When I first heard about Alice (Alse) Young several years ago, I was shocked to discover that she was the first American colonist hanged for witchcraft. Up until that time, I had only known about the witchcraft trials in Salem, Massachusetts.  Since then, I have had the chance to learn about so many other accusations and trials throughout New England and especially in Connecticut. Upset that such an important historical event and person was so largely unrecognized and unacknowledged, I decided that one day I would tell her story to the best of my ability. 

   The problem was that very little was known about Alice Young. Every time I started my quest to capture her elusive story and her essence, I ran into the proverbial brick wall that so many others before me encountered. It almost seemed like a historical cover-up of sorts. The identity of this unfortunate soul was not even known until the late 1800s when James Hammond Trumbull discovered it on the inside cover of the Matthew Grant Diary.  Up until that time, she was only known as  “One _ _ _ of Windsor” as referenced in the John Winthrop Diaries. Dates were in both entries matched, allowing Trumbull to identify her positively. And even then, he only shared the information with a few other historians. In any case, the records were sparse at best. 

   However, one day in the spring of 2013, when I was reading about the importance of neighborhoods as a vital part of Puritan society, the idea struck me. Since I couldn’t find information about Alice, I decided to research the lives of her neighbors to see if any clues about her would surface. Fortunately, James Hammond Trumbull had already compiled a map for Windsor from that time, but with a large range of years for that early colonial period instead of a specific year.  On the map, he listed the Young property at Backer Row. 

   I delved into the lives of every other family living on Backer Row in 1647, the year of her hanging. With the help of old land records from the town of Windsor, genealogical records, and many other historical documents, I was able to recreate the map for Backer Row specific to 1647.  Some of the landowners changed from the original map because the new one was so specific. The pattern of people that came to life before me on Backer Row amazed me and a possible story and theory quickly evolved about what might have happened to her and who she was. What astonished me the most, was that the story was hidden only by the fact that the women, the wives of the men on Backer Row, were largely ignored, as so often happens in early American history. 

   Writing about Alice was a rich and interesting experience.
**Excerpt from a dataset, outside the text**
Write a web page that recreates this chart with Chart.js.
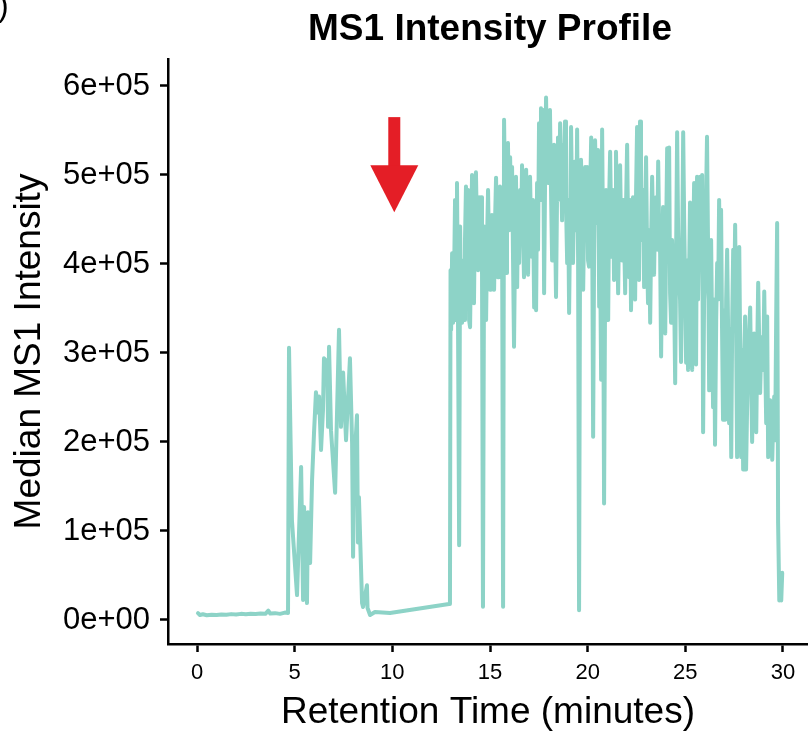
<!DOCTYPE html>
<html><head><meta charset="utf-8">
<script src="https://cdn.jsdelivr.net/npm/chart.js@4"></script>
<style>html,body{margin:0;padding:0;background:#fff;overflow:hidden}#wrap{width:808px;height:736px;position:relative}</style>
</head><body><div id="wrap"><canvas id="c" width="808" height="736"></canvas></div>
<script>
const chartTitle = 'MS1 Intensity Profile';
const xTitle = 'Retention Time (minutes)';
const yTitle = 'Median MS1 Intensity';
const panelMark = ')';
const xTickValues = [0, 5, 10, 15, 20, 25, 30];
const yTickValues = [0, 100000, 200000, 300000, 400000, 500000, 600000];
const yTickLabels = ['0e+00', '1e+05', '2e+05', '3e+05', '4e+05', '5e+05', '6e+05'];
const arrowTime = 10.1;
const arrowFrom = 565000;
const arrowTo = 458000;

const retentionTime = [
0.05,0.15,0.3,0.5,0.75,1.0,1.25,1.5,1.75,2.0,2.25,2.5,2.75,3.0,3.25,3.5,3.65,3.75,4.0,4.25,4.5,4.66,
4.71,4.86,5.12,5.33,5.43,5.48,5.63,5.68,5.79,5.89,5.99,6.09,6.20,6.25,6.35,6.45,6.50,6.66,6.71,6.76,6.86,7.07,7.27,7.37,7.48,7.63,7.83,7.94,7.99,8.04,8.19,8.24,8.29,8.45,8.50,8.70,8.73,8.86,9.11,9.88,12.90,
12.95,12.98,13.01,13.06,13.11,13.16,13.21,13.26,13.31,13.36,13.42,13.47,13.52,13.57,13.62,13.67,13.72,13.77,13.82,13.88,13.93,13.98,
14.03,14.08,14.13,14.18,14.23,14.28,14.34,14.39,14.44,14.49,14.54,14.59,14.64,14.70,14.75,14.80,14.85,14.90,14.95,
15.00,15.05,15.10,15.16,15.21,15.26,15.31,15.36,15.41,15.46,15.51,15.57,15.62,15.67,15.72,15.77,15.82,15.87,15.92,15.98,
16.03,16.08,16.13,16.18,16.23,16.28,16.33,16.39,16.44,16.49,16.54,16.59,16.64,16.69,16.74,16.79,16.85,16.90,16.95,
17.00,17.05,17.10,17.15,17.20,17.26,17.31,17.36,17.41,17.46,17.51,17.56,17.61,17.67,17.72,17.77,17.82,17.87,17.92,17.97,
18.02,18.07,18.13,18.18,18.23,18.28,18.33,18.38,18.43,18.48,18.54,18.59,18.64,18.69,18.74,18.79,18.84,18.89,18.95,
19.00,19.05,19.10,19.15,19.20,19.25,19.31,19.36,19.41,19.46,19.51,19.56,19.61,19.66,19.71,19.77,19.82,19.87,19.92,19.97,
20.02,20.07,20.12,20.18,20.23,20.28,20.33,20.38,20.43,20.48,20.53,20.59,20.63,20.69,20.74,20.79,20.84,20.89,20.94,
21.00,21.05,21.10,21.15,21.20,21.25,21.30,21.35,21.40,21.45,21.51,21.56,21.61,21.66,21.71,21.76,21.81,21.86,21.92,21.97,
22.02,22.07,22.12,22.17,22.22,22.27,22.32,22.38,22.43,22.48,22.53,22.58,22.63,22.68,22.73,22.79,22.84,22.89,22.94,22.99,
23.04,23.09,23.14,23.20,23.25,23.30,23.35,23.40,23.45,23.50,23.56,23.61,23.66,23.71,23.76,23.81,23.86,23.91,23.97,
24.02,24.07,24.12,24.17,24.22,24.27,24.32,24.37,24.43,24.48,24.53,24.58,24.63,24.68,24.73,24.78,24.84,24.89,24.94,24.99,
25.04,25.09,25.14,25.19,25.24,25.30,25.35,25.40,25.45,25.50,25.55,25.60,25.65,25.70,25.76,25.81,25.86,25.91,25.96,
26.01,26.06,26.11,26.17,26.22,26.27,26.32,26.37,26.42,26.47,26.52,26.58,26.63,26.68,26.73,26.78,26.83,26.88,26.93,26.99,
27.04,27.09,27.14,27.19,27.24,27.29,27.35,27.40,27.45,27.50,27.55,27.60,27.65,27.71,27.76,27.81,27.86,27.91,27.96,
28.01,28.06,28.11,28.16,28.22,28.27,28.32,28.37,28.42,28.47,28.52,28.58,28.63,28.68,28.73,28.78,28.83,28.88,28.93,28.99,
29.04,29.09,29.14,29.19,29.24,29.29,29.34,29.40,29.45,29.50,29.55,29.60,29.65,29.70,29.75,29.81,29.86,29.91,29.96
];

const medianIntensity = [
7800,5600,6400,5300,6000,5500,6200,5800,6600,6100,6900,6400,7100,6800,7300,7000,10500,7200,7700,6900,8300,7900,
306000,112000,28000,172000,22500,127000,19000,121000,64000,157000,210000,256000,233000,251000,191000,236000,294000,290000,217000,307000,213000,143000,326000,217000,278000,202000,294000,199000,71000,169000,230000,87000,138000,19000,14600,39000,13500,5600,9000,7900,18000,
18000,393000,326000,412000,334000,382000,472000,337000,491000,348000,84000,442000,360000,334000,404000,337000,427000,487000,360000,483000,337000,329000,
416000,500000,404000,356000,461000,503000,427000,393000,475000,438000,475000,404000,15000,442000,404000,337000,427000,483000,416000,
371000,438000,455000,393000,371000,449000,497000,427000,385000,461000,487000,416000,438000,15000,562000,472000,390000,528000,536000,438000,
520000,453000,509000,404000,307000,416000,498000,374000,472000,401000,483000,427000,511000,438000,385000,472000,506000,427000,388000,
461000,498000,438000,408000,472000,351000,438000,348000,491000,416000,558000,472000,575000,483000,573000,367000,494000,587000,517000,491000,
539000,573000,472000,404000,506000,534000,449000,363000,472000,542000,483000,558000,506000,449000,534000,483000,560000,469000,401000,
472000,345000,449000,554000,472000,401000,483000,515000,438000,551000,408000,11000,416000,517000,438000,371000,449000,509000,427000,509000,
404000,397000,472000,542000,449000,206000,416000,539000,483000,446000,528000,352000,427000,270000,551000,416000,131000,360000,483000,
416000,337000,472000,526000,449000,408000,483000,382000,449000,526000,438000,367000,449000,511000,438000,404000,472000,438000,367000,472000,
534000,438000,385000,472000,348000,427000,475000,404000,360000,483000,554000,449000,382000,560000,472000,427000,483000,374000,461000,520000,
416000,356000,438000,334000,427000,498000,438000,388000,461000,475000,416000,515000,438000,412000,296000,404000,464000,382000,322000,
438000,530000,416000,531000,367000,334000,427000,391000,360000,266000,416000,548000,438000,385000,360000,290000,416000,548000,449000,371000,
289000,404000,281000,382000,469000,360000,281000,416000,491000,360000,287000,498000,360000,427000,498000,404000,500000,211000,360000,
382000,472000,543000,404000,258000,371000,427000,326000,239000,360000,197000,337000,401000,360000,472000,382000,461000,326000,225000,348000,
225000,360000,416000,326000,221000,326000,183000,337000,416000,360000,444000,326000,183000,326000,419000,303000,183000,303000,169000,
292000,341000,169000,236000,303000,326000,351000,270000,200000,281000,322000,258000,211000,303000,379000,315000,255000,303000,318000,281000,
369000,292000,221000,341000,183000,225000,247000,202000,180000,225000,251000,202000,337000,446000,109000,22000,53000,22000,53000
];

const FONT = "'Liberation Sans', Arial, Helvetica, sans-serif";
const points = retentionTime.map((t, i) => ({x: t, y: medianIntensity[i]}));

const overlay = {
  id: 'overlay',
  afterDraw(chart) {
    const {ctx, chartArea, scales} = chart;
    ctx.save();
    ctx.fillStyle = '#000';
    ctx.font = 'bold 37px ' + FONT;
    ctx.textAlign = 'center';
    ctx.textBaseline = 'alphabetic';
    ctx.fillText(chartTitle, (chartArea.left + chartArea.right) / 2 + 2, 40);
    ctx.font = '32px ' + FONT;
    ctx.textAlign = 'left';
    ctx.fillText(panelMark, -2, 16);
    const ax = scales.x.getPixelForValue(arrowTime);
    const y0 = scales.y.getPixelForValue(arrowFrom);
    const y1 = scales.y.getPixelForValue(arrowTo);
    const headLen = 47, headHalf = 24;
    ctx.fillStyle = '#E41E26';
    ctx.fillRect(ax - 6, y0, 12, (y1 - headLen + 2) - y0);
    ctx.beginPath();
    ctx.moveTo(ax - headHalf, y1 - headLen);
    ctx.lineTo(ax + headHalf, y1 - headLen);
    ctx.lineTo(ax, y1);
    ctx.closePath();
    ctx.fill();
    ctx.restore();
  }
};

new Chart(document.getElementById('c'), {
  type: 'line',
  data: {
    datasets: [{
      data: points,
      borderColor: '#8DD3C7',
      borderWidth: 4,
      pointRadius: 0,
      tension: 0,
      borderJoinStyle: 'round',
      borderCapStyle: 'round',
      fill: false
    }]
  },
  options: {
    responsive: false,
    devicePixelRatio: 1,
    animation: false,
    layout: {padding: {top: 59, right: 0, left: 0, bottom: 0}},
    plugins: {legend: {display: false}, tooltip: {enabled: false}, title: {display: false}},
    scales: {
      x: {
        type: 'linear',
        min: -1.485,
        max: 31.28,
        afterFit(s) { s.height = 92; },
        afterBuildTicks(s) { s.ticks = xTickValues.map(v => ({value: v})); },
        ticks: {color: '#000', font: {family: FONT, size: 22}, padding: 8, maxRotation: 0, autoSkip: false},
        grid: {drawOnChartArea: false, drawTicks: true, tickLength: 8, tickWidth: 2.5, tickColor: '#000'},
        border: {display: true, color: '#000', width: 2.5},
        title: {display: true, text: xTitle, color: '#000', font: {family: FONT, size: 37}, padding: {top: 0, bottom: 1}}
      },
      y: {
        type: 'linear',
        min: -26970,
        max: 630300,
        afterFit(s) { s.width = 168; },
        afterBuildTicks(s) { s.ticks = yTickValues.map(v => ({value: v})); },
        ticks: {color: '#000', font: {family: FONT, size: 31}, padding: 10, autoSkip: false,
          callback: (v) => yTickLabels[yTickValues.indexOf(v)]},
        grid: {drawOnChartArea: false, drawTicks: true, tickLength: 8, tickWidth: 2.5, tickColor: '#000'},
        border: {display: true, color: '#000', width: 2.5},
        title: {display: true, text: yTitle, color: '#000', font: {family: FONT, size: 37}, padding: {top: 8, bottom: 0}}
      }
    }
  },
  plugins: [overlay]
});
</script></body></html>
From the beginning, I wanted to convey that she was not just a victim of an unjust witchcraft accusation, but was a human being with a full life who was dearly loved and tragically lost. I always sensed that there was so much more to her humanity than the unfortunate events that led to her hanging. 

   It wasn’t until after I finished writing the book that I came across the article entitled, “One Blank of Windsor”, published in the Hartford Courant on December 3, 1904, by Annie Eliot Trumbull, James Hammond Trumbull’s daughter. It was the avenue through which the public first became aware of Alice Young and America’s first witch hanging. Annie Trumbull also made sure that the Matthew Grant Diary was placed into the care of the Connecticut State Library so that the only piece of evidence that gave testament to Alice Young’s life was never lost. Interestingly, a close friend of mine, LM, my biggest confident in writing this book, also crusaded to make sure that the same document went online for further safekeeping a few years before we met. 
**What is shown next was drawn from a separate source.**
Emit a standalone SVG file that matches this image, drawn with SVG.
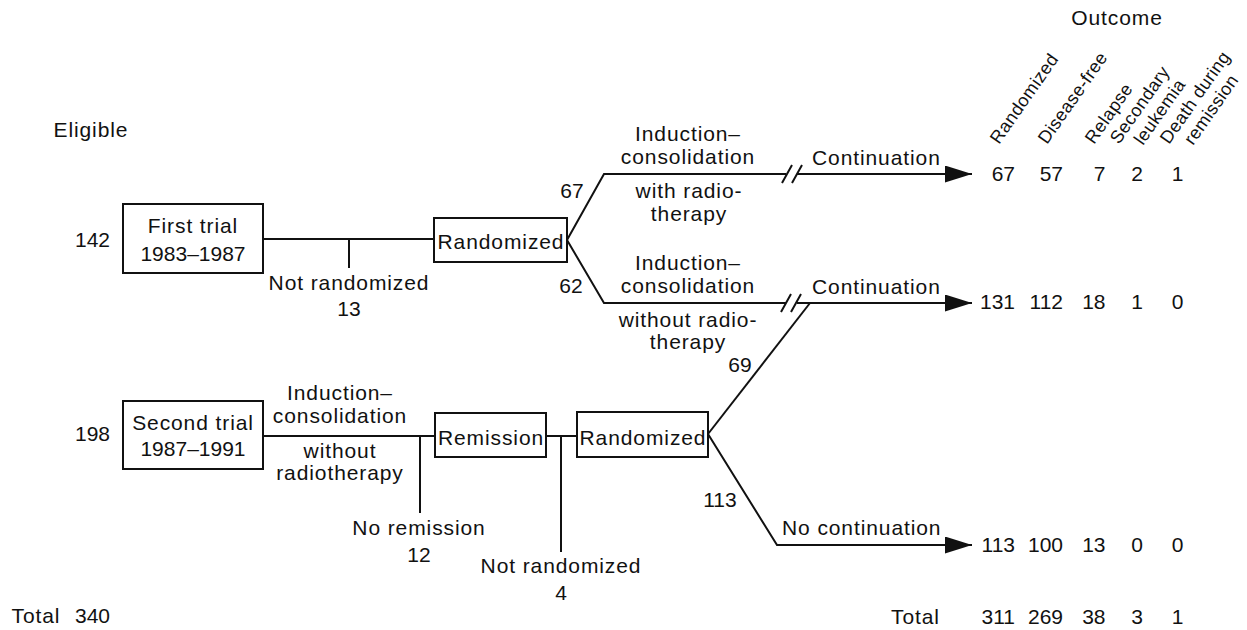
<svg xmlns="http://www.w3.org/2000/svg" width="1247" height="630" viewBox="0 0 1247 630">
<style>
text{font-family:"Liberation Sans",Arial,Helvetica,sans-serif;font-size:21px;letter-spacing:0.9px;fill:#111}
.n{letter-spacing:0}
.m{text-anchor:middle}
.e{text-anchor:end}
.h{font-size:18px;letter-spacing:0.4px}
.box{fill:#fff;stroke:#111;stroke-width:2}
.ln{fill:none;stroke:#111;stroke-width:2}
</style>
<defs>
<marker id="arr" markerUnits="userSpaceOnUse" markerWidth="28" markerHeight="18" refX="27" refY="8.5" orient="auto">
<path d="M0,0 L27,8.5 L0,17 z" fill="#111"/>
</marker>
</defs>
<rect width="1247" height="630" fill="#fff"/>

<g id="connectors">
<path class="ln" d="M263,239 H434"/>
<path class="ln" d="M349,239 V268"/>
<path class="ln" d="M567,240 L604,174 H786"/>
<path class="ln" d="M797,174 H972" marker-end="url(#arr)"/>
<path class="ln" d="M782,183 L792,165 M792,183 L802,165"/>
<path class="ln" d="M567,240 L604,303 H786"/>
<path class="ln" d="M797,303 H972" marker-end="url(#arr)"/>
<path class="ln" d="M781,312 L791,294 M791,312 L801,294"/>
<path class="ln" d="M263,436 H435"/>
<path class="ln" d="M420,436 V513"/>
<path class="ln" d="M546,436 H577"/>
<path class="ln" d="M561,436 V552"/>
<path class="ln" d="M708,434 L810,303"/>
<path class="ln" d="M708,434 L777,545 H972" marker-end="url(#arr)"/>
</g>

<g id="header">
<text x="53.5" y="137">Eligible</text>
<text class="m" x="1117" y="25">Outcome</text>
<text class="h" transform="translate(999,145) rotate(-55)">Randomized</text>
<text class="h" transform="translate(1047,145) rotate(-55)">Disease-free</text>
<text class="h" transform="translate(1094,145) rotate(-55)">Relapse</text>
<text class="h" transform="translate(1119,145) rotate(-55)">Secondary</text>
<text class="h" transform="translate(1143,146) rotate(-55)">leukemia</text>
<text class="h" transform="translate(1169,145) rotate(-55)">Death during</text>
<text class="h" transform="translate(1193,146) rotate(-55)">remission</text>
</g>

<g id="first-trial">
<text class="e n" x="110" y="247">142</text>
<rect class="box" x="123" y="204" width="140" height="69"/>
<text class="m" x="193" y="233">First trial</text>
<text class="m n" x="193" y="261">1983–1987</text>
</g>
<g id="not-randomized-1">
<text class="m" x="349" y="290">Not randomized</text>
<text class="m n" x="349" y="316">13</text>
</g>
<g id="randomized-1">
<rect class="box" x="434" y="218" width="133" height="44"/>
<text class="m" x="501" y="249">Randomized</text>
</g>
<g id="arm-with-rt">
<text class="m n" x="572" y="198">67</text>
<text class="m" x="688" y="141">Induction–</text>
<text class="m" x="688" y="164">consolidation</text>
<text class="m" x="689" y="198">with radio-</text>
<text class="m" x="689" y="221">therapy</text>
<text x="812" y="165">Continuation</text>
</g>
<g id="arm-without-rt">
<text class="m n" x="571" y="293">62</text>
<text class="m" x="688" y="270">Induction–</text>
<text class="m" x="688" y="293">consolidation</text>
<text class="m" x="688" y="327">without radio-</text>
<text class="m" x="688" y="349">therapy</text>
<text x="812" y="294">Continuation</text>
<text class="m n" x="740" y="372">69</text>
</g>

<g id="second-trial">
<text class="e n" x="110" y="441">198</text>
<rect class="box" x="123" y="401" width="140" height="68"/>
<text class="m" x="193" y="430">Second trial</text>
<text class="m n" x="193" y="456">1987–1991</text>
<text class="m" x="340" y="400">Induction–</text>
<text class="m" x="340" y="423">consolidation</text>
<text class="m" x="340" y="458">without</text>
<text class="m" x="340" y="480">radiotherapy</text>
</g>
<g id="no-remission">
<text class="m" x="419" y="535">No remission</text>
<text class="m n" x="419" y="562">12</text>
</g>
<g id="remission">
<rect class="box" x="435" y="413" width="111" height="44"/>
<text class="m" x="491" y="445">Remission</text>
</g>
<g id="not-randomized-2">
<text class="m" x="561" y="573">Not randomized</text>
<text class="m n" x="561" y="600">4</text>
</g>
<g id="randomized-2">
<rect class="box" x="577" y="412" width="131" height="45"/>
<text class="m" x="643" y="445">Randomized</text>
</g>
<g id="no-continuation">
<text class="m n" x="720" y="507">113</text>
<text x="782" y="535">No continuation</text>
</g>

<g id="outcomes" class="n">
<text class="e n" x="1015" y="181">67</text>
<text class="e n" x="1063" y="181">57</text>
<text class="e n" x="1105.5" y="181">7</text>
<text class="e n" x="1143" y="181">2</text>
<text class="e n" x="1183.5" y="181">1</text>

<text class="e n" x="1015" y="309">131</text>
<text class="e n" x="1063" y="309">112</text>
<text class="e n" x="1105.5" y="309">18</text>
<text class="e n" x="1143" y="309">1</text>
<text class="e n" x="1183.5" y="309">0</text>

<text class="e n" x="1015" y="552">113</text>
<text class="e n" x="1063" y="552">100</text>
<text class="e n" x="1105.5" y="552">13</text>
<text class="e n" x="1143" y="552">0</text>
<text class="e n" x="1183.5" y="552">0</text>
</g>

<g id="totals">
<text x="11.5" y="623">Total</text>
<text class="e n" x="110" y="623">340</text>
<text x="891" y="624">Total</text>
<text class="e n" x="1015" y="624">311</text>
<text class="e n" x="1063" y="624">269</text>
<text class="e n" x="1105.5" y="624">38</text>
<text class="e n" x="1143" y="624">3</text>
<text class="e n" x="1183.5" y="624">1</text>
</g>
</svg>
   In reading her article, I knew that Annie, too, had sensed another Alice, an Alice who had a rich life full of varied experiences and raw emotion. Indeed, Annie Trumbull surmised, 

   “It may be permitted to us to guess that her death was ennobled by something in the grand manner-that she was too fair to be safe from jealously-too young to have lost the magic of voice and laughter. To some minds such a victim snatched from warmth and color may seem the sadder picture, but it is not so for it has the swift brightness of one whom the gods love…”

   It was profound to find another writer who had been touched by Alice in the same way that I had been. It was also remarkable to me that we both understood the importance of nature in her life’s narrative. 

   “It is so difficult to bring back with any emotional veracity the picture of that May day of 1647. There is painful irony in the very season: May, the month when the miracles of spring have been performed to the benefaction of man! May, when the powers of darkness that governed the long winter, and taunted man in the bitterness of early spring had been totally banished. May, when if ever the bewitchment of sun and scent and blossom has turned a barren New England into a wonder of beauty! May, when if ever, life is precious and earth is dear, Alse Young was brought across the blue, broad, benignant river to be executed of the sin of witchcraft for was it not written in the Capital Laws that one should not suffer a witch to live,” Annie Eliot Trumbull poetically described in her article.

   With this novel, I hope that the spirit of Alice Young will also touch you, the reader, in some meaningful way. I encourage you to look at the family tree and the maps placed at the end of the book with the Author’s Note to help understand this complicated story.